The effect of rituximab to safely avoid splenectomy has been also prospectively investigated by Godeau et al. [ 19] in 60 adults with chronic ITP. The authors indicated that, at 2 years, 24 (40%) patients responded to rituximab (i.e., platelet counts 30 × 109/L or more off treatment) avoiding splenectomy. Among the 36 non-responders, 25 underwent splenectomy with response in 15 (60%) after a median follow-up of 18 months.

Recently, we have updated the long-term results of the prospective Italian study, which compared dexamethasone vs. dexamethasone plus rituximab as front line therapy for adults with ITP [ 20]. Fifty-four patients who achieved sustained response (i.e., platelet counts 50 × 109/L or more at month six from the beginning of treatment) including 13 out of initial 52 of the dexamethasone monotherapy arm, 27 out of initial 49 of the dexamethasone plus rituximab arm, and 14 out of 27 of the dexamethasone plus rituximab salvage therapy arm were subsequently followed for a median observation period of 34 months (range 4–54 months). The relapse rate in the three groups was 23, 26, and 14%, with a calculated long-term effect (i.e., probability to achieve and maintain response) of 19, 41, and 44%, respectively [ 21].

Taken together, all these data suggest that rituximab SD may be associated with long-term response in nearly 40% of patients and could be considered as a pre-splenectomy therapeutic option particularly for those patients at risk of surgical complication or those refusing intervention. Nevertheless, there is still insufficient evidence to support the replacement of splenectomy with rituximab as a second-line treatment of chronic ITP.

Less impressive long-term outcome has been on the contrary reported by Patel et al. [ 13] who analyzed data from 17 published studies which included 376 adults showing 5 years response rate only in 21%. This discrepancy could be at least partially explained by ours and Godeau's selection of patients with a lower degree of treatments received before rituximab [ 19].

Unfortunately, to date there are not clinical, laboratory, or biological parameters, which could be utilized to predict the response to rituximab. Several studies did not found any correlation between response to rituximab and splenectomy. On the contrary, younger age and a shorter interval between diagnosis and rituximab therapy appeared to be positive prognostic indicators of sustained response [ 7, 8]; this analysis has also confirmed the negative effect delayed rituximab administration induces on outcome. This observation could be important to understand the best timing of rituximab therapy in the management of patients with ITP. On these grounds, we can hypothesize a role for rituximab in an earlier phase of the disease, when its administration might guarantee better short and long-term results and possibly lower risk of infectious complications.

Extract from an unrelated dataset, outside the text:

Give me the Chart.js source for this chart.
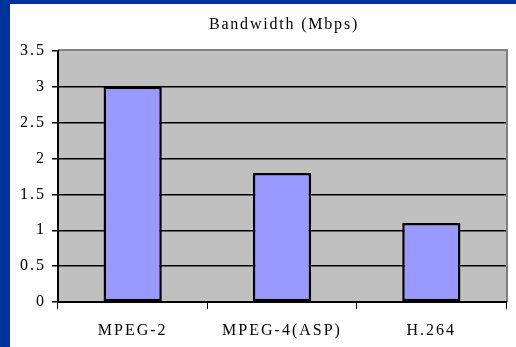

Regarding the safety profile, no late serious infections including progressive multifocal leukoencephalopathy were observed. Four patients developed malignancies, but the real cause–effect role of rituximab in these complications remains uncertain because of the heterogeneity in type of neoplasia and the too short interval elapsed from rituximab treatment at least in two of these cases (i.e., only 1 year). Overall, responder patients experienced a good quality of life, in terms of long-time off therapy and of reduced medical care needs.

In conclusion, our results indicate that rituximab therapy may induce long-term response, avoidance of splenectomy, and of further medical therapies in approximately 40% ITP adult patients, together with a good-safety profile. This favorable effect seems more marked with rituximab SD and with early treatment.